_Recorded information_
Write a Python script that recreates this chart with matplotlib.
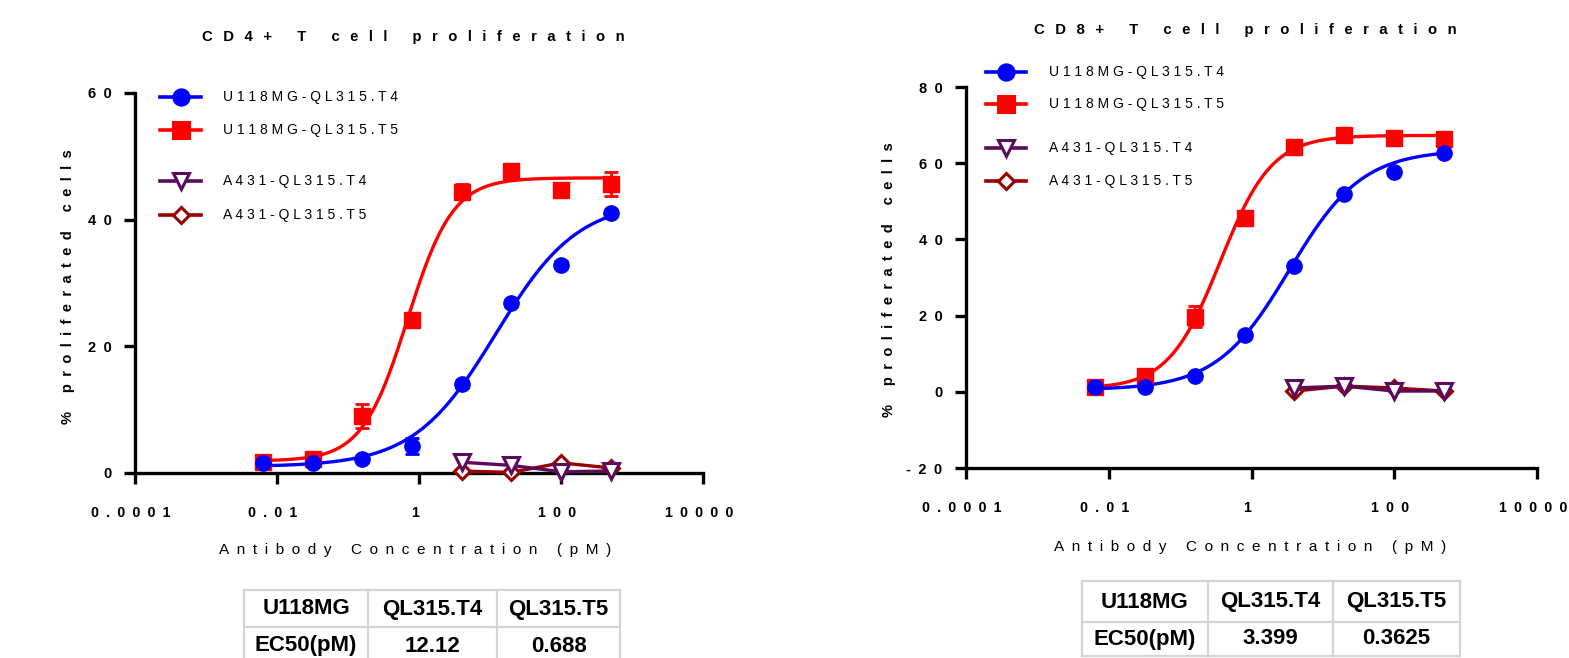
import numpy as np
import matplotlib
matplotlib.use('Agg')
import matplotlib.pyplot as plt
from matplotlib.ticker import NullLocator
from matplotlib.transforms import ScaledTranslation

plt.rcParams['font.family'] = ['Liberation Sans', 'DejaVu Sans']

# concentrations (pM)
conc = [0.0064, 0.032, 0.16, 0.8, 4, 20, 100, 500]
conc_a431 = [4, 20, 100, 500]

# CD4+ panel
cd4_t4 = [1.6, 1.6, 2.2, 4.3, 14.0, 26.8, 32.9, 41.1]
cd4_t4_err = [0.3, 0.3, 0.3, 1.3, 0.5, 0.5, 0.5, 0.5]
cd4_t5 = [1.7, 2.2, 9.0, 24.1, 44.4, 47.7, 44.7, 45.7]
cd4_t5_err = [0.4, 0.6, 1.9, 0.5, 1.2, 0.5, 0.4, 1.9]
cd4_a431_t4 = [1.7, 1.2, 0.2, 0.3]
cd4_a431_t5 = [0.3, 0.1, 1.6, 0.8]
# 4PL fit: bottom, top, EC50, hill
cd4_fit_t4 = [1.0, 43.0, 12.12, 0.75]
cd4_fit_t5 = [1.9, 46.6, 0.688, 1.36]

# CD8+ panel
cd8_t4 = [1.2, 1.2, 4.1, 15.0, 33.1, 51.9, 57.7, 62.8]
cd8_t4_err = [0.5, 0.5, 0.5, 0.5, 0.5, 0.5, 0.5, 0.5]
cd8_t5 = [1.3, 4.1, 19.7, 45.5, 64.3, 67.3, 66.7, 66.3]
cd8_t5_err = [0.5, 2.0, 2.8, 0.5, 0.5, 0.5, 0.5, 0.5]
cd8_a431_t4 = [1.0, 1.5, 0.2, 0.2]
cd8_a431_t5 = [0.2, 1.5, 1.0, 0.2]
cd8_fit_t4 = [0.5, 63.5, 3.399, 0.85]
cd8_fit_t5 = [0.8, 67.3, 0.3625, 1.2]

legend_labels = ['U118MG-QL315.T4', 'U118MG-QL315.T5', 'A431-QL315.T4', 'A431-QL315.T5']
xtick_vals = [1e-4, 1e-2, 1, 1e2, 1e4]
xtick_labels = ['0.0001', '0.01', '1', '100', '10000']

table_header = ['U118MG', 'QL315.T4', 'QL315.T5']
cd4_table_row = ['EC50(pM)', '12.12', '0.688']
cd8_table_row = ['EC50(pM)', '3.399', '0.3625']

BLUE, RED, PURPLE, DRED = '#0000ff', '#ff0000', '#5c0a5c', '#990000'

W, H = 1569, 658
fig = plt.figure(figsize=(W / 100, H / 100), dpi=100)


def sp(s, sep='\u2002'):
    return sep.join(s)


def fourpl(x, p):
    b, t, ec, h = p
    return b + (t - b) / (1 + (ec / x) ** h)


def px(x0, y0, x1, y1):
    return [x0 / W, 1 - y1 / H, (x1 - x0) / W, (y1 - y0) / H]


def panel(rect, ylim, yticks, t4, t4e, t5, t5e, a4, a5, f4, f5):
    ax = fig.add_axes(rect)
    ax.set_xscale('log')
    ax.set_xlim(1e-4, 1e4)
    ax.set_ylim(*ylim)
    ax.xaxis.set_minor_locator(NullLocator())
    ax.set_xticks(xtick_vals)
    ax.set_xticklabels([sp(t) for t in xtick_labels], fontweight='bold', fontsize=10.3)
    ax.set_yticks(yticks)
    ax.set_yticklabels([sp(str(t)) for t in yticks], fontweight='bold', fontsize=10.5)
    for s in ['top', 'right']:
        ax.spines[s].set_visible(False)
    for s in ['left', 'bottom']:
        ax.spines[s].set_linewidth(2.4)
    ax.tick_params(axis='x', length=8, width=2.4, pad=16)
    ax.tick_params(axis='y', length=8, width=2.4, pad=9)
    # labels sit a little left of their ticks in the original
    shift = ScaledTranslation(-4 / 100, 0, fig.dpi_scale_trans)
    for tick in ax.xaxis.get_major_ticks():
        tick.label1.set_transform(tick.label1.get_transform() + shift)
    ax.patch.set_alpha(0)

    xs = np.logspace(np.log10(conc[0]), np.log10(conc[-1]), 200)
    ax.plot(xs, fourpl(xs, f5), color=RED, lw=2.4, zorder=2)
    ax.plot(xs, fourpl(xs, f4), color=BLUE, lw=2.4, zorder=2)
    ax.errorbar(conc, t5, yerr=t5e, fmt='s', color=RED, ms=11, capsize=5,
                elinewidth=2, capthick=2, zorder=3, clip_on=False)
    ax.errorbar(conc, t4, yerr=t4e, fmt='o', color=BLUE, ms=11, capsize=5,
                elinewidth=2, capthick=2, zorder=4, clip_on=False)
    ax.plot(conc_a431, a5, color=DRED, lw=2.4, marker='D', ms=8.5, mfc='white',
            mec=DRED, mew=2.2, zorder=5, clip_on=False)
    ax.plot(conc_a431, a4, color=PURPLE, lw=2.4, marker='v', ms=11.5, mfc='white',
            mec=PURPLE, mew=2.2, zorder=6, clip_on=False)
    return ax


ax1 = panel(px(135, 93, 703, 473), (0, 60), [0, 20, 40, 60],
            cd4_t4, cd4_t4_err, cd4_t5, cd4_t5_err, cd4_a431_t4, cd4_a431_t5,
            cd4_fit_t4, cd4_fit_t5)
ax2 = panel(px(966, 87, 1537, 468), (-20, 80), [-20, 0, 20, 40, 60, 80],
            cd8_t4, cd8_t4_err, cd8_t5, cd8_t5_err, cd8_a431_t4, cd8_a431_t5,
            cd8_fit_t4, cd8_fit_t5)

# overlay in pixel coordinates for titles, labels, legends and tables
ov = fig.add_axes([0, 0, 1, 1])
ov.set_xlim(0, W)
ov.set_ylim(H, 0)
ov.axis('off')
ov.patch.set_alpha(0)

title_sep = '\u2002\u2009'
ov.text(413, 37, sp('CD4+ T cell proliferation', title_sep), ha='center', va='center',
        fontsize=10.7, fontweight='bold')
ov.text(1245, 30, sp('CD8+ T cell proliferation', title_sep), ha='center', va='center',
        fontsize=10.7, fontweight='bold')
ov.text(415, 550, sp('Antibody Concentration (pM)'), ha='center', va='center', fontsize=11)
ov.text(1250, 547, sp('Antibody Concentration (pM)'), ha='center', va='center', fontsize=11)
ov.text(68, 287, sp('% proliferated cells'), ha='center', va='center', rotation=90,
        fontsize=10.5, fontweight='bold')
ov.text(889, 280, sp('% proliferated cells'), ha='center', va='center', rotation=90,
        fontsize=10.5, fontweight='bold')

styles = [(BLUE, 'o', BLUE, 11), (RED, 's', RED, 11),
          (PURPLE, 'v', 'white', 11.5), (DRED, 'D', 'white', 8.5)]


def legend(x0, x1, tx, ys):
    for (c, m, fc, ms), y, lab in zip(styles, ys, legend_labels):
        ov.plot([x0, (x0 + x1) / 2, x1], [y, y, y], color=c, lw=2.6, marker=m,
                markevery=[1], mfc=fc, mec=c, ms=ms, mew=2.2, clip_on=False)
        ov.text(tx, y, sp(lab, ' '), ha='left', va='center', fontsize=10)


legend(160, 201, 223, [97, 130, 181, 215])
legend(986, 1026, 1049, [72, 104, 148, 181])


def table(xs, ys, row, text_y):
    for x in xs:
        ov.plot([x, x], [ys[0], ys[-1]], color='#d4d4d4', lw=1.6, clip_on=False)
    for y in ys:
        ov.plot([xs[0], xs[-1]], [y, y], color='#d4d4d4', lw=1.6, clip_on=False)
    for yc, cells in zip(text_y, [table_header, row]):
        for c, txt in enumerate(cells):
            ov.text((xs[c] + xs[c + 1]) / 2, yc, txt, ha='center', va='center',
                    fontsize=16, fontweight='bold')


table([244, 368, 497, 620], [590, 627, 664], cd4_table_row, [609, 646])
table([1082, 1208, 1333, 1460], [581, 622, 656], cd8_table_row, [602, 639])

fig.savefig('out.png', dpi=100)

_Given task_
Using the listing above, pick out each line that contains the word "matplotlib", then copy it.

_Response below_
Write a Python script that recreates this chart with matplotlib.
import matplotlib
matplotlib.use('Agg')
import matplotlib.pyplot as plt
from matplotlib.ticker import NullLocator
from matplotlib.transforms import ScaledTranslation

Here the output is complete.